Uber and Lyft make money because they are able to easily pair drivers and customers, establish fair rates, facilitate payment, and ensure safety and insurance.

The conventional wisdom that taxi cartels decrease consumer welfare and competition makes things better seems to be right. It’s probably why so many people enjoy ridesharing services.

D.C. cab strike wasn’t designed to win over customers

D.C. cabbies don’t have a great reputation when it comes friendliness, courteous driving, or car maintenance. Hailing a cab sometimes means riding in a beat-up, dirty car driven by a rude person on a circuitous, fare-maximizing route. Customers have taken notice, and have flocked to upstarts Uber and Lyft as soon as they were given a chance for exit. 

Drivers don’t like competition from car services with better booking options, newer cars, nicer drives, and better regulations, and they want our local politicians to know. So the cabbies did what they thought would best serve their interests: massively disrupt downtown traffic for hours as part of a “strike.”

The disruption didn’t go over well the public,  and generated lots of bad press on Twitter.

A similar cabbie strike in London–just two weeks ago–completely backfired, and increased Uber membership in the city by 850%.

Why would cabbies expect to fare better here in the states?

They probably didn’t. D.C. cabbies and cab companies aren’t trying to win over customers at this point. Instead of improving their business model to better compete with the new ride-sharing services, they want politicians to use regulations so that you can’t choose something better than a D.C cab.

You might be an Ubertarian

Over at Housing Complex, Aaron Wiener pokes fun at what he calls “Ubertarians.”

These are people who “support government regulation—except when it inconveniences them,”  “love public transit, especially the not-so-public kind,” “hate meddlesome neighbors, but will eagerly meddle themselves when riled up,” “vote Democratic, but they kind of love Pat Mara,” and “hate the Height Act.”

I don’t closely follow electoral politics, so I won’t comment on the Pat Mara part aside from the obvious point that nearly everyone in D.C. votes Democratic.

Since Aaron asked readers to add traits to the Ubertarian archetype, here’s my list:

1. They can distinguish pecuniary externalities from real externalities. 

A real externality is a cost that falls on a third party from a transaction, such as pollution from a factory or the effects of second-hand cigarette smoke. That is, the externality is real in the sense that it usually involves some kind of physical or non-price resource like air, pollutants, noise, light, or damage to property.  When costs are borne by third parties–rather than those involved in the transaction itself–the economy as a whole is less efficient, and life is less fair. Standard economics teaches us that the government should intervene with a tax, fee, or other regulation to address the problem.

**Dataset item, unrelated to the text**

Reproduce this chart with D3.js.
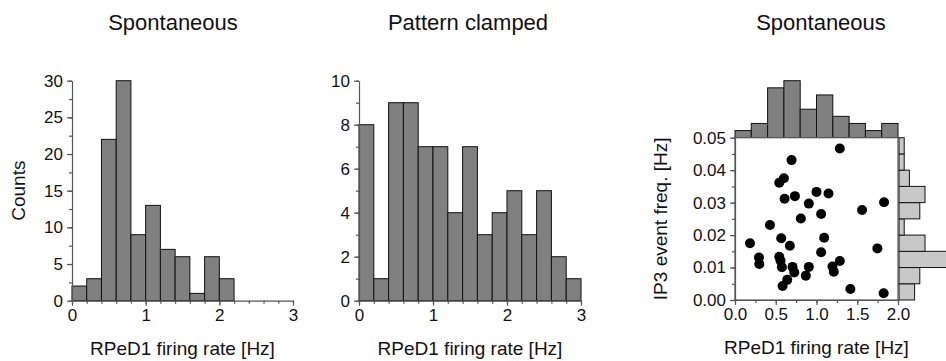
<!DOCTYPE html>
<html>
<head>
<meta charset="utf-8">
<script src="https://cdn.jsdelivr.net/npm/d3@7"></script>
<style>
  body { margin: 0; background: #fff; }
  svg { display: block; font-family: Arial, "Liberation Sans", sans-serif; }
  .axis path, .axis line { stroke: #555; stroke-width: 1.2; }
  .axis text { font-size: 17px; fill: #111; }
</style>
</head>
<body>
<svg id="chart" width="946" height="361"></svg>
<script>
"use strict";

let bin_edges_3hz = [0, 0.2, 0.4, 0.6, 0.8, 1.0, 1.2, 1.4, 1.6, 1.8, 2.0, 2.2, 2.4, 2.6, 2.8, 3.0];
let spont_counts = [2, 3, 22, 30, 9, 13, 7, 6, 1, 6, 3, 0, 0, 0, 0];
let clamped_counts = [8, 1, 9, 9, 7, 7, 4, 7, 3, 4, 5, 3, 5, 2, 1];

let x_ticks_3 = [0, 1, 2, 3];
let spont_y_ticks = [0, 5, 10, 15, 20, 25, 30];
let clamped_y_ticks = [0, 2, 4, 6, 8, 10];

// scatter: RPeD1 firing rate [Hz] vs IP3 event freq [Hz]
let rate_hz = [1.286, 0.694, 0.543, 0.600, 0.608, 0.735, 1.000, 1.147, 0.906, 1.829, 1.559, 1.057,
    0.808, 0.429, 0.567, 1.094, 0.184, 0.673, 1.747, 0.294, 0.298, 0.543, 0.559, 0.576,
    1.057, 1.286, 1.196, 1.212, 0.706, 0.727, 0.906, 0.869, 0.641, 0.584, 1.416, 1.824];
let ip3_hz = [0.0467, 0.0431, 0.0361, 0.0375, 0.0312, 0.0320, 0.0333, 0.0328, 0.0297, 0.0301, 0.0277, 0.0265,
    0.0251, 0.0231, 0.0190, 0.0192, 0.0175, 0.0167, 0.0159, 0.0131, 0.0111, 0.0133, 0.0121, 0.0101,
    0.0147, 0.0120, 0.0103, 0.0087, 0.0102, 0.0085, 0.0102, 0.0075, 0.0062, 0.0043, 0.0034, 0.0021];

// marginal histograms of the scatter
let rate_edges = [0, 0.2, 0.4, 0.6, 0.8, 1.0, 1.2, 1.4, 1.6, 1.8, 2.0];
let rate_counts = [1, 2, 7, 8, 4, 6, 3, 2, 1, 2];
let ip3_edges = [0, 0.005, 0.01, 0.015, 0.02, 0.025, 0.03, 0.035, 0.04, 0.045, 0.05];
let ip3_counts = [3, 4, 10, 5, 1, 4, 5, 2, 1, 1];

let scatter_x_ticks = [0, 0.5, 1.0, 1.5, 2.0];
let scatter_y_ticks = [0, 0.01, 0.02, 0.03, 0.04, 0.05];

let svg = d3.select("#chart");

function add_text(x, y, size, txt, rotate) {
    let t = svg.append("text").attr("text-anchor", "middle").attr("font-size", size).attr("fill", "#111").text(txt);
    if (rotate) t.attr("transform", "translate(" + x + "," + y + ") rotate(-90)");
    else t.attr("x", x).attr("y", y);
    return t;
}

function draw_hist(left, right, top, bottom, counts, y_max, y_ticks, y_minor) {
    let x = d3.scaleLinear().domain([0, 3]).range([left, right]);
    let y = d3.scaleLinear().domain([0, y_max]).range([bottom, top]);
    let g = svg.append("g");

    g.selectAll("rect.bar").data(counts).join("rect")
        .attr("class", "bar")
        .attr("x", (d, i) => x(bin_edges_3hz[i]))
        .attr("width", (d, i) => x(bin_edges_3hz[i + 1]) - x(bin_edges_3hz[i]))
        .attr("y", d => y(d))
        .attr("height", d => y(0) - y(d))
        .attr("fill", "#808080")
        .attr("stroke", d => d > 0 ? "#111" : "none")
        .attr("stroke-width", 1);

    // minor ticks first, then the real axes on top
    g.append("g").attr("class", "axis").attr("transform", "translate(0," + bottom + ")")
        .call(d3.axisBottom(x).tickValues(d3.range(0, 3.001, 0.2)).tickSize(3).tickFormat(""))
        .call(a => a.select(".domain").remove());
    g.append("g").attr("class", "axis").attr("transform", "translate(" + left + ",0)")
        .call(d3.axisLeft(y).tickValues(d3.range(0, y_max + 0.001, y_minor)).tickSize(3).tickFormat(""))
        .call(a => a.select(".domain").remove());

    g.append("g").attr("class", "axis").attr("transform", "translate(0," + bottom + ")")
        .call(d3.axisBottom(x).tickValues(x_ticks_3).tickSize(5).tickSizeOuter(0).tickPadding(3).tickFormat(d3.format("d")));
    g.append("g").attr("class", "axis").attr("transform", "translate(" + left + ",0)")
        .call(d3.axisLeft(y).tickValues(y_ticks).tickSize(5).tickSizeOuter(0).tickPadding(4).tickFormat(d3.format("d")));

    add_text((left + right) / 2, bottom + 54, 19, "RPeD1 firing rate [Hz]");
}

draw_hist(72, 293, 80.7, 300.7, spont_counts, 30, spont_y_ticks, 2.5);
draw_hist(359, 581, 80.7, 300.7, clamped_counts, 10, clamped_y_ticks, 1);

add_text(173, 30, 22, "Spontaneous");
add_text(468, 30, 22, "Pattern clamped");
add_text(25, 190.7, 19, "Counts", true);

// scatter with marginal histograms
let sl = 735, sr = 898, st = 137.7, sb = 300;
let sx = d3.scaleLinear().domain([0, 2]).range([sl, sr]);
let sy = d3.scaleLinear().domain([0, 0.05]).range([sb, st]);
let top_h = d3.scaleLinear().domain([0, 8]).range([st, 80.7]);
let right_w = d3.scaleLinear().domain([0, 10]).range([sr + 1, sr + 53]);

let sg = svg.append("g");

sg.selectAll("rect.top").data(rate_counts).join("rect")
    .attr("class", "top")
    .attr("x", (d, i) => sx(rate_edges[i]))
    .attr("width", (d, i) => sx(rate_edges[i + 1]) - sx(rate_edges[i]))
    .attr("y", d => top_h(d))
    .attr("height", d => st - top_h(d))
    .attr("fill", "#808080").attr("stroke", "#111");

sg.selectAll("rect.side").data(ip3_counts).join("rect")
    .attr("class", "side")
    .attr("x", right_w(0))
    .attr("y", (d, i) => sy(ip3_edges[i + 1]))
    .attr("height", (d, i) => sy(ip3_edges[i]) - sy(ip3_edges[i + 1]))
    .attr("width", d => right_w(d) - right_w(0))
    .attr("fill", "#c8c8c8").attr("stroke", "#111");

sg.append("rect").attr("x", sl).attr("y", st).attr("width", sr - sl).attr("height", sb - st)
    .attr("fill", "#fff").attr("stroke", "#555").attr("stroke-width", 1.2);

sg.selectAll("circle").data(rate_hz).join("circle")
    .attr("cx", d => sx(d))
    .attr("cy", (d, i) => sy(ip3_hz[i]))
    .attr("r", 5)
    .attr("fill", "#000");

sg.append("g").attr("class", "axis").attr("transform", "translate(0," + sb + ")")
    .call(d3.axisBottom(sx).tickValues(d3.range(0, 2.001, 0.25)).tickSize(3).tickFormat(""))
    .call(a => a.select(".domain").remove());
sg.append("g").attr("class", "axis").attr("transform", "translate(" + sl + ",0)")
    .call(d3.axisLeft(sy).tickValues(d3.range(0, 0.0501, 0.005)).tickSize(3).tickFormat(""))
    .call(a => a.select(".domain").remove());
sg.append("g").attr("class", "axis").attr("transform", "translate(0," + sb + ")")
    .call(d3.axisBottom(sx).tickValues(scatter_x_ticks).tickSize(5).tickSizeOuter(0).tickPadding(3).tickFormat(d3.format(".1f")));
sg.append("g").attr("class", "axis").attr("transform", "translate(" + sl + ",0)")
    .call(d3.axisLeft(sy).tickValues(scatter_y_ticks).tickSize(5).tickSizeOuter(0).tickPadding(4).tickFormat(d3.format(".2f")));

add_text(821, 30, 22, "Spontaneous");
add_text((sl + sr) / 2, sb + 54, 19, "RPeD1 firing rate [Hz]");
add_text(667, (st + sb) / 2, 19, "IP3 event freq. [Hz]", true);
</script>
</body>
</html>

A pecuniary externality, on the other hand, operates through the price system and doesn’t cause a loss of efficiency. It also doesn’t result in an unfair situation. For example, if your neighbors discover that Vietnamese food is delicious and purchase it more often, the price of phở can increase. This increase in price converts consumer surplus to producer surplus. It could be argued that consumers are worse off after the change, but that loss is offset by a bonus to the producer, who receives a benefit for providing a product that consumers like.  Most people would say this kind of externality is fair, and standard economics teaches us that the government shouldn’t intervene to correct it.

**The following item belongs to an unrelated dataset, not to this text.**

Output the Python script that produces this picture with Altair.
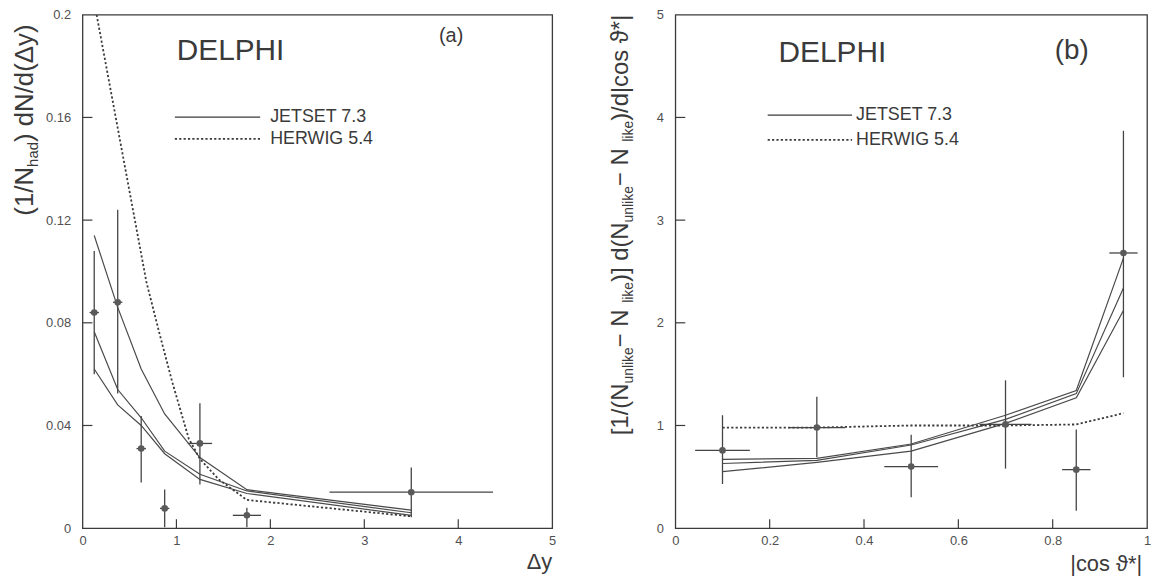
import altair as alt
import pandas as pd

# ---------------- panel (a): (1/N_had) dN/d(Δy) versus Δy ----------------
a_x = [0.125, 0.375, 0.625, 0.875, 1.25, 1.75, 3.5]
a_y = [0.084, 0.088, 0.031, 0.0077, 0.033, 0.005, 0.014]
a_lo = [0.060, 0.0525, 0.0178, 0.0004, 0.017, 0.0004, 0.0043]
a_hi = [0.108, 0.124, 0.0437, 0.0151, 0.0487, 0.008, 0.0236]
a_xerr = [0.05, 0.05, 0.05, 0.05, 0.13, 0.15, 0.87]

jet_a_x = [0.125, 0.375, 0.625, 0.875, 1.25, 1.75, 3.5]
jet_a_1 = [0.114, 0.086, 0.062, 0.0445, 0.0275, 0.015, 0.007]
jet_a_2 = [0.0765, 0.054, 0.043, 0.030, 0.021, 0.0145, 0.006]
jet_a_3 = [0.062, 0.048, 0.040, 0.029, 0.019, 0.0135, 0.005]
her_a_x = [0.125, 0.68, 0.814, 0.955, 1.13, 1.25, 1.45, 1.75, 3.5]
her_a_y = [0.205, 0.096, 0.0766, 0.057, 0.035, 0.027, 0.019, 0.011, 0.0046]

a_xticks = [0, 1, 2, 3, 4, 5]
a_yticks = [0, 0.04, 0.08, 0.12, 0.16, 0.2]

# ---------------- panel (b): versus |cos θ*| ----------------
b_x = [0.1, 0.3, 0.5, 0.7, 0.85, 0.95]
b_y = [0.757, 0.98, 0.60, 1.01, 0.57, 2.68]
b_lo = [0.43, 0.69, 0.30, 0.58, 0.17, 1.47]
b_hi = [1.10, 1.28, 0.91, 1.44, 0.96, 3.87]
b_xerr = [0.058, 0.06, 0.057, 0.055, 0.03, 0.03]

jet_b_x = [0.1, 0.3, 0.5, 0.7, 0.85, 0.95]
jet_b_1 = [0.67, 0.68, 0.82, 1.10, 1.34, 2.63]
jet_b_2 = [0.63, 0.66, 0.81, 1.06, 1.31, 2.34]
jet_b_3 = [0.55, 0.64, 0.75, 1.02, 1.27, 2.12]
her_b_x = [0.1, 0.3, 0.5, 0.7, 0.85, 0.95]
her_b_y = [0.98, 0.98, 1.0, 1.0, 1.01, 1.12]

b_xticks = [0, 0.2, 0.4, 0.6, 0.8, 1]
b_yticks = [0, 1, 2, 3, 4, 5]

legend_labels = ["JETSET 7.3", "HERWIG 5.4"]
title_a = [("(1/N", False), ("had", True), (") dN/d(Δy)", False)]
title_b = [("[1/(N", False), ("unlike", True), (" − N", False), ("like", True),
           (")] d(N", False), ("unlike", True), (" − N", False), ("like", True),
           (")/d|cos ϑ*|", False)]

# ---------------- styling ----------------
FONT = "Liberation Sans"
INK = "#3a3a3a"
W, H = 473, 517
W_B = 475

# Arial / Liberation Sans advance widths (per 1000 em), used to lay out the
# pieces of the rotated axis titles with their subscripts.
ADV = {' ': 278, '(': 333, ')': 333, '[': 278, ']': 278, '/': 278, '1': 556,
       '−': 584, '*': 389, 'N': 722, 'a': 556, 'd': 556, 'h': 556, 'u': 556,
       'n': 556, 'l': 222, 'i': 222, 'k': 500, 'e': 556, 'c': 500, 'o': 556,
       's': 500, 'y': 500, 'Δ': 668, 'ϑ': 600, '|': 260}


def txt(text, x, y, size, align="left", baseline="middle", angle=0):
    return alt.Chart(pd.DataFrame({"t": [text]})).mark_text(
        font=FONT, fontSize=size, align=align, baseline=baseline, angle=angle,
        color=INK
    ).encode(text="t:N", x=alt.value(x), y=alt.value(y))


def rotated_title(pieces, y_center, x_base, size, sub_size, sub_shift):
    total = sum(sum(ADV.get(c, 556) for c in s) * (sub_size if sub else size) / 1000
                for s, sub in pieces)
    y = y_center + total / 2
    layers = []
    for s, sub in pieces:
        fs = sub_size if sub else size
        xb = x_base + (sub_shift if sub else 0)
        layers.append(txt(s, xb, y, fs, align="left", baseline="alphabetic", angle=270))
        y -= sum(ADV.get(c, 556) for c in s) * fs / 1000
    return layers


def panel(px, py, plo, phi, pxerr, jx, jets, hx, hy, xdom, ydom, xticks, yticks,
          width, label, label_pos, label_size, delphi_pos, leg_pos, title_pieces,
          title_y, title_x, title_size, xtitle, xtitle_pos):
    xscale = alt.Scale(domain=xdom, nice=False, zero=False)
    yscale = alt.Scale(domain=ydom, nice=False, zero=False)
    xaxis = alt.Axis(values=xticks, format="~g", title=None, ticks=False, domain=False,
                     grid=False, labelFlush=False, labelFont=FONT, labelFontSize=13,
                     labelColor="#505050", labelPadding=6)
    yaxis = alt.Axis(values=yticks, format="~g", title=None, ticks=False, domain=False,
                     grid=False, labelFont=FONT, labelFontSize=13,
                     labelColor="#505050", labelPadding=12)

    def X(f):
        return alt.X(f, scale=xscale, axis=xaxis)

    def Y(f):
        return alt.Y(f, scale=yscale, axis=yaxis)

    rows = []
    for k, ys in enumerate(jets):
        for x, y in zip(jx, ys):
            rows.append({"x": x, "y": y, "s": f"j{k}"})
    jet_df = pd.DataFrame(rows)
    her_df = pd.DataFrame({"x": hx, "y": hy})
    pts = pd.DataFrame({"x": px, "y": py, "lo": plo, "hi": phi,
                        "xl": [a - e for a, e in zip(px, pxerr)],
                        "xr": [a + e for a, e in zip(px, pxerr)]})

    jet = alt.Chart(jet_df).mark_line(color="#4a4a4a", strokeWidth=1.2).encode(
        x=X("x:Q"), y=Y("y:Q"), detail="s:N")
    her = alt.Chart(her_df).mark_line(color="#3a3a3a", strokeWidth=1.8,
                                      strokeDash=[2.2, 2.2], clip=True).encode(
        x=X("x:Q"), y=Y("y:Q"))
    verr = alt.Chart(pts).mark_rule(color="#444444", strokeWidth=1.3).encode(
        x=X("x:Q"), y=Y("lo:Q"), y2="hi:Q")
    herr = alt.Chart(pts).mark_rule(color="#444444", strokeWidth=1.3).encode(
        x=X("xl:Q"), x2="xr:Q", y=Y("y:Q"))
    dots = alt.Chart(pts).mark_circle(color="#5a5a5a", opacity=1, size=45).encode(
        x=X("x:Q"), y=Y("y:Q"))

    ytk = alt.Chart(pd.DataFrame({"v": yticks[1:-1]})).mark_rule(
        color=INK, strokeWidth=1.2).encode(
        y=Y("v:Q"), x=alt.value(0), x2=alt.value(10))
    xtk = alt.Chart(pd.DataFrame({"v": xticks[1:-1]})).mark_rule(
        color=INK, strokeWidth=1.2).encode(
        x=X("v:Q"), y=alt.value(H), y2=alt.value(H - 9))

    lx0, lx1, ly0, ly1, ltx = leg_pos
    one = pd.DataFrame({"k": [0]})
    leg_solid = alt.Chart(one).mark_rule(color="#3a3a3a", strokeWidth=1.3).encode(
        x=alt.value(lx0), x2=alt.value(lx1), y=alt.value(ly0))
    leg_dot = alt.Chart(one).mark_rule(color="#3a3a3a", strokeWidth=1.8,
                                       strokeDash=[2.2, 2.2]).encode(
        x=alt.value(lx0), x2=alt.value(lx1), y=alt.value(ly1))

    layers = [jet, her, verr, herr, dots, ytk, xtk, leg_solid, leg_dot,
              txt(legend_labels[0], ltx, ly0, 18),
              txt(legend_labels[1], ltx, ly1, 18),
              txt("DELPHI", delphi_pos[0], delphi_pos[1], 30),
              txt(label, label_pos[0], label_pos[1], label_size),
              txt(xtitle, xtitle_pos[0], xtitle_pos[1], 22, align="right")]
    layers += rotated_title(title_pieces, title_y, title_x, title_size,
                            round(title_size * 0.58), 5)
    return alt.layer(*layers).properties(width=width, height=H)


pa = panel(a_x, a_y, a_lo, a_hi, a_xerr, jet_a_x, [jet_a_1, jet_a_2, jet_a_3],
           her_a_x, her_a_y, [0, 5], [0, 0.2], a_xticks, a_yticks, W,
           "(a)", (359, 21), 20, (95, 37), (93, 179, 103, 125, 189),
           title_a, 106, -50, 26, "Δy", (473, 551))

pb = panel(b_x, b_y, b_lo, b_hi, b_xerr, jet_b_x, [jet_b_1, jet_b_2, jet_b_3],
           her_b_x, her_b_y, [0, 1], [0, 5], b_xticks, b_yticks, W_B,
           "(b)", (382, 37), 28, (104, 39), (93, 178, 101, 126, 182),
           title_b, 211, -48, 24, "|cos ϑ*|", (470, 553))

chart = alt.hconcat(pa, pb, spacing=124, bounds="flush").properties(
    autosize=alt.AutoSizeParams(type="none"),
    padding={"left": 75, "top": 3, "right": 1076, "bottom": 567},
    background="white",
).configure_view(stroke=INK, strokeWidth=1.3)

chart.save("out.html", embed_options={"renderer": "svg", "actions": False})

Another example of a pecuniary externality could be loss of income for taxi drivers caused by the market entrance of a new company that provides a better service and doesn’t do bad things like refuse to pick up black or disabled customers.

2. They can distinguish between consumer protection and rent-seeking.

Ubertarians probably appreciate that it’s illegal to drive passengers in an unsafe car, or hire someone who doesn’t know how to drive. But that’s already illegal because driving itself is a highly-regulated activity. Ubertarians realize that some regulations, like the D.C. Taxicab Commission’s attacks on UberX, are really about protecting cabbies from competition.

3. They probably aren’t libertarians.

Most District residents who like Uber, who opposed the silly proposed liquor license moratorium, and who want to abolish the height limit are progressives. But that doesn’t mean that they are gullible enough to think that every ban or regulation that comes through the pipe is a good idea. Nor should it.

In the end, Ubertarians might not actually exist. But, if anything, Aaron Wiener sounds a bit like an Ubertarian himself!